The exercise:
Write out the listing exactly as it is given.

----------

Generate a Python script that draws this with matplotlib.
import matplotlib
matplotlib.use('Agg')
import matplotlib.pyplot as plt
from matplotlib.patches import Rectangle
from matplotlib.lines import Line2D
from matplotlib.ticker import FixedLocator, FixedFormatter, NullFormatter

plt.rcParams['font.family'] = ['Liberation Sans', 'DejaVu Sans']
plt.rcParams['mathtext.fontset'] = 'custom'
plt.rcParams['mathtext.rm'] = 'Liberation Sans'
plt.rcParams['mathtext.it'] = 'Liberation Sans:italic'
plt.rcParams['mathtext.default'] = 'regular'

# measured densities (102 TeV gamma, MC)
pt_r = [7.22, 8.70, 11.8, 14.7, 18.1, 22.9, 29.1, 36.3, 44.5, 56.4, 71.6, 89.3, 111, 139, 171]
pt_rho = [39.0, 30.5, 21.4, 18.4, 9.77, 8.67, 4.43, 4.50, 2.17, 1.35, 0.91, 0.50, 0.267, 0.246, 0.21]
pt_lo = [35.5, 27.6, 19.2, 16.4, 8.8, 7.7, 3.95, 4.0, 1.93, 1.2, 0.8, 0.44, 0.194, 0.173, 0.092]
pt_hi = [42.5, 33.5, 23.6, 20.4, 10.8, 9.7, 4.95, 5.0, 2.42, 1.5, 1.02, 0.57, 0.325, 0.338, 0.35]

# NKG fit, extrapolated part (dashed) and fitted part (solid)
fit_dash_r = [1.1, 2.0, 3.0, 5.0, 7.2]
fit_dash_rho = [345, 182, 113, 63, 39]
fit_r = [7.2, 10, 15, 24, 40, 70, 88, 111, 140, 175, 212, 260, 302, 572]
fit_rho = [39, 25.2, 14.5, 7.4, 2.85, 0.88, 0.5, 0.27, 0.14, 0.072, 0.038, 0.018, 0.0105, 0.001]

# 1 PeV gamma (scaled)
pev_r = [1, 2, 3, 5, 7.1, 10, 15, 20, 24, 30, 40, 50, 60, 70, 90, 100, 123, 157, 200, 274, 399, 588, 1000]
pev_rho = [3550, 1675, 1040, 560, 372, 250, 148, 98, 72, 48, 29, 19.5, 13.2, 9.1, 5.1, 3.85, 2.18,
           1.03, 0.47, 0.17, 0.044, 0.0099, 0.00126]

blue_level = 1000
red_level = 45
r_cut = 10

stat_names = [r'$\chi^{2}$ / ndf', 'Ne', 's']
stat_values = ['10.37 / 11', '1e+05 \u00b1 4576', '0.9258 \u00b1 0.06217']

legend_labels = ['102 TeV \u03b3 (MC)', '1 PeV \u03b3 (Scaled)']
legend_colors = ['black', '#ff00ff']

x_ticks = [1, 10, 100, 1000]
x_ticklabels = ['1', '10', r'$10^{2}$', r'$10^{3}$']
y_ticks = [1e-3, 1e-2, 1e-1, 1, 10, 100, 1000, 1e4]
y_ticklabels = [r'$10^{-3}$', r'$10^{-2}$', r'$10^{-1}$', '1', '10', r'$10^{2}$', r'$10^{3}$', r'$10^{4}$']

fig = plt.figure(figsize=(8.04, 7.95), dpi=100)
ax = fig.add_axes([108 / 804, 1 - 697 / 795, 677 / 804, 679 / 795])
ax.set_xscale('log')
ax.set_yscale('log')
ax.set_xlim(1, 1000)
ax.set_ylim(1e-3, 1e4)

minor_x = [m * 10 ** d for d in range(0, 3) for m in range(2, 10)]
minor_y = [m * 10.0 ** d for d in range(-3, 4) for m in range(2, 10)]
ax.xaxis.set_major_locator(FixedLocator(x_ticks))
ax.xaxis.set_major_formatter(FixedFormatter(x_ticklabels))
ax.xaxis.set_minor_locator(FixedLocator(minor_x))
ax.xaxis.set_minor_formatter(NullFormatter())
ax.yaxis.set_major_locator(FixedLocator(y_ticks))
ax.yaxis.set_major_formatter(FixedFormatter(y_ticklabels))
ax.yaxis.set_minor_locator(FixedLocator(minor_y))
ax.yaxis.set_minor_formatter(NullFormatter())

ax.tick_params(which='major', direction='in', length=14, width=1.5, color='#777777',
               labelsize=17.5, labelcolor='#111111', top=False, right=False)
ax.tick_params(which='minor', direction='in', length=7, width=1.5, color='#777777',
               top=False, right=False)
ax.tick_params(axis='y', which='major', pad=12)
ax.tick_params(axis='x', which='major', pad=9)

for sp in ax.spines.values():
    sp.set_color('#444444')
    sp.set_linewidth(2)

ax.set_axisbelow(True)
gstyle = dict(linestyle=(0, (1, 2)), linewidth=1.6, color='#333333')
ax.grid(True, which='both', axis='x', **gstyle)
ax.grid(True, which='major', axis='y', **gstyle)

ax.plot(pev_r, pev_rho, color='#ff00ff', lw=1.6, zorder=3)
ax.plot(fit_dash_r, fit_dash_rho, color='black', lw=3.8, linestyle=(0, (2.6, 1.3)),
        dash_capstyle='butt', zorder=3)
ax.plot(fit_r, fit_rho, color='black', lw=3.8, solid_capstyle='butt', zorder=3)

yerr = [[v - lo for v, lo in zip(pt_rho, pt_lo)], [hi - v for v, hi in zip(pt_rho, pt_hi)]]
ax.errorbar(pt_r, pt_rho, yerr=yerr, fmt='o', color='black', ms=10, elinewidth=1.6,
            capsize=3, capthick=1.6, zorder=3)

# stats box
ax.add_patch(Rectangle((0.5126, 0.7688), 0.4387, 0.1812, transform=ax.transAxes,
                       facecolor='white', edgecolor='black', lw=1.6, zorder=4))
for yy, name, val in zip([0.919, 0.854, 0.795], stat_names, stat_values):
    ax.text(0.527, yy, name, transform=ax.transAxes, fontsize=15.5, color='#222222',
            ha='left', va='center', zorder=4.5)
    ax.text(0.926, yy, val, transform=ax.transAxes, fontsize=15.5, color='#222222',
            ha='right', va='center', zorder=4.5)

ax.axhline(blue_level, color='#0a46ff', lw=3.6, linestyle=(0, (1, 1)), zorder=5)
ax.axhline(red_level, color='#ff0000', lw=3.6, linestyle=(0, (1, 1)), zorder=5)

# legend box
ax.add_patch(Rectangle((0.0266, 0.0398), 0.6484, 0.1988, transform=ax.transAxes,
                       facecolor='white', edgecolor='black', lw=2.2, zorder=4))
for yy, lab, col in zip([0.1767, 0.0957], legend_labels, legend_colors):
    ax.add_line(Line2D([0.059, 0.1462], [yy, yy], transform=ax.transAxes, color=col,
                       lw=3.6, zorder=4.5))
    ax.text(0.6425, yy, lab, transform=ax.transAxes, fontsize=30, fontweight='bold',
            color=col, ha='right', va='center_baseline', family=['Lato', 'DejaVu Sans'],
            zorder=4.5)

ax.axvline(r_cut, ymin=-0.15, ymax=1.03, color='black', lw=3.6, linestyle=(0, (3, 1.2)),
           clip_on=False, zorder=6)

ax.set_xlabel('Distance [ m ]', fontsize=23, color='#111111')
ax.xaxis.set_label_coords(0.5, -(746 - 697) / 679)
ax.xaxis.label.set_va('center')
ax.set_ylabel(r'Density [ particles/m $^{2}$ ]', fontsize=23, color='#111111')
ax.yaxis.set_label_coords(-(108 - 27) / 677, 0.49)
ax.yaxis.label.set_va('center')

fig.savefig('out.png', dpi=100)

----------

The response:
Generate a Python script that draws this with matplotlib.
import matplotlib
matplotlib.use('Agg')
import matplotlib.pyplot as plt
from matplotlib.patches import Rectangle
from matplotlib.lines import Line2D
from matplotlib.ticker import FixedLocator, FixedFormatter, NullFormatter

plt.rcParams['font.family'] = ['Liberation Sans', 'DejaVu Sans']
plt.rcParams['mathtext.fontset'] = 'custom'
plt.rcParams['mathtext.rm'] = 'Liberation Sans'
plt.rcParams['mathtext.it'] = 'Liberation Sans:italic'
plt.rcParams['mathtext.default'] = 'regular'

# measured densities (102 TeV gamma, MC)
pt_r = [7.22, 8.70, 11.8, 14.7, 18.1, 22.9, 29.1, 36.3, 44.5, 56.4, 71.6, 89.3, 111, 139, 171]
pt_rho = [39.0, 30.5, 21.4, 18.4, 9.77, 8.67, 4.43, 4.50, 2.17, 1.35, 0.91, 0.50, 0.267, 0.246, 0.21]
pt_lo = [35.5, 27.6, 19.2, 16.4, 8.8, 7.7, 3.95, 4.0, 1.93, 1.2, 0.8, 0.44, 0.194, 0.173, 0.092]
pt_hi = [42.5, 33.5, 23.6, 20.4, 10.8, 9.7, 4.95, 5.0, 2.42, 1.5, 1.02, 0.57, 0.325, 0.338, 0.35]

# NKG fit, extrapolated part (dashed) and fitted part (solid)
fit_dash_r = [1.1, 2.0, 3.0, 5.0, 7.2]
fit_dash_rho = [345, 182, 113, 63, 39]
fit_r = [7.2, 10, 15, 24, 40, 70, 88, 111, 140, 175, 212, 260, 302, 572]
fit_rho = [39, 25.2, 14.5, 7.4, 2.85, 0.88, 0.5, 0.27, 0.14, 0.072, 0.038, 0.018, 0.0105, 0.001]

# 1 PeV gamma (scaled)
pev_r = [1, 2, 3, 5, 7.1, 10, 15, 20, 24, 30, 40, 50, 60, 70, 90, 100, 123, 157, 200, 274, 399, 588, 1000]
pev_rho = [3550, 1675, 1040, 560, 372, 250, 148, 98, 72, 48, 29, 19.5, 13.2, 9.1, 5.1, 3.85, 2.18,
           1.03, 0.47, 0.17, 0.044, 0.0099, 0.00126]

blue_level = 1000
red_level = 45
r_cut = 10

stat_names = [r'$\chi^{2}$ / ndf', 'Ne', 's']
stat_values = ['10.37 / 11', '1e+05 \u00b1 4576', '0.9258 \u00b1 0.06217']

legend_labels = ['102 TeV \u03b3 (MC)', '1 PeV \u03b3 (Scaled)']
legend_colors = ['black', '#ff00ff']

x_ticks = [1, 10, 100, 1000]
x_ticklabels = ['1', '10', r'$10^{2}$', r'$10^{3}$']
y_ticks = [1e-3, 1e-2, 1e-1, 1, 10, 100, 1000, 1e4]
y_ticklabels = [r'$10^{-3}$', r'$10^{-2}$', r'$10^{-1}$', '1', '10', r'$10^{2}$', r'$10^{3}$', r'$10^{4}$']

fig = plt.figure(figsize=(8.04, 7.95), dpi=100)
ax = fig.add_axes([108 / 804, 1 - 697 / 795, 677 / 804, 679 / 795])
ax.set_xscale('log')
ax.set_yscale('log')
ax.set_xlim(1, 1000)
ax.set_ylim(1e-3, 1e4)

minor_x = [m * 10 ** d for d in range(0, 3) for m in range(2, 10)]
minor_y = [m * 10.0 ** d for d in range(-3, 4) for m in range(2, 10)]
ax.xaxis.set_major_locator(FixedLocator(x_ticks))
ax.xaxis.set_major_formatter(FixedFormatter(x_ticklabels))
ax.xaxis.set_minor_locator(FixedLocator(minor_x))
ax.xaxis.set_minor_formatter(NullFormatter())
ax.yaxis.set_major_locator(FixedLocator(y_ticks))
ax.yaxis.set_major_formatter(FixedFormatter(y_ticklabels))
ax.yaxis.set_minor_locator(FixedLocator(minor_y))
ax.yaxis.set_minor_formatter(NullFormatter())

ax.tick_params(which='major', direction='in', length=14, width=1.5, color='#777777',
               labelsize=17.5, labelcolor='#111111', top=False, right=False)
ax.tick_params(which='minor', direction='in', length=7, width=1.5, color='#777777',
               top=False, right=False)
ax.tick_params(axis='y', which='major', pad=12)
ax.tick_params(axis='x', which='major', pad=9)

for sp in ax.spines.values():
    sp.set_color('#444444')
    sp.set_linewidth(2)

ax.set_axisbelow(True)
gstyle = dict(linestyle=(0, (1, 2)), linewidth=1.6, color='#333333')
ax.grid(True, which='both', axis='x', **gstyle)
ax.grid(True, which='major', axis='y', **gstyle)

ax.plot(pev_r, pev_rho, color='#ff00ff', lw=1.6, zorder=3)
ax.plot(fit_dash_r, fit_dash_rho, color='black', lw=3.8, linestyle=(0, (2.6, 1.3)),
        dash_capstyle='butt', zorder=3)
ax.plot(fit_r, fit_rho, color='black', lw=3.8, solid_capstyle='butt', zorder=3)

yerr = [[v - lo for v, lo in zip(pt_rho, pt_lo)], [hi - v for v, hi in zip(pt_rho, pt_hi)]]
ax.errorbar(pt_r, pt_rho, yerr=yerr, fmt='o', color='black', ms=10, elinewidth=1.6,
            capsize=3, capthick=1.6, zorder=3)

# stats box
ax.add_patch(Rectangle((0.5126, 0.7688), 0.4387, 0.1812, transform=ax.transAxes,
                       facecolor='white', edgecolor='black', lw=1.6, zorder=4))
for yy, name, val in zip([0.919, 0.854, 0.795], stat_names, stat_values):
    ax.text(0.527, yy, name, transform=ax.transAxes, fontsize=15.5, color='#222222',
            ha='left', va='center', zorder=4.5)
    ax.text(0.926, yy, val, transform=ax.transAxes, fontsize=15.5, color='#222222',
            ha='right', va='center', zorder=4.5)

ax.axhline(blue_level, color='#0a46ff', lw=3.6, linestyle=(0, (1, 1)), zorder=5)
ax.axhline(red_level, color='#ff0000', lw=3.6, linestyle=(0, (1, 1)), zorder=5)

# legend box
ax.add_patch(Rectangle((0.0266, 0.0398), 0.6484, 0.1988, transform=ax.transAxes,
                       facecolor='white', edgecolor='black', lw=2.2, zorder=4))
for yy, lab, col in zip([0.1767, 0.0957], legend_labels, legend_colors):
    ax.add_line(Line2D([0.059, 0.1462], [yy, yy], transform=ax.transAxes, color=col,
                       lw=3.6, zorder=4.5))
    ax.text(0.6425, yy, lab, transform=ax.transAxes, fontsize=30, fontweight='bold',
            color=col, ha='right', va='center_baseline', family=['Lato', 'DejaVu Sans'],
            zorder=4.5)

ax.axvline(r_cut, ymin=-0.15, ymax=1.03, color='black', lw=3.6, linestyle=(0, (3, 1.2)),
           clip_on=False, zorder=6)

ax.set_xlabel('Distance [ m ]', fontsize=23, color='#111111')
ax.xaxis.set_label_coords(0.5, -(746 - 697) / 679)
ax.xaxis.label.set_va('center')
ax.set_ylabel(r'Density [ particles/m $^{2}$ ]', fontsize=23, color='#111111')
ax.yaxis.set_label_coords(-(108 - 27) / 677, 0.49)
ax.yaxis.label.set_va('center')

fig.savefig('out.png', dpi=100)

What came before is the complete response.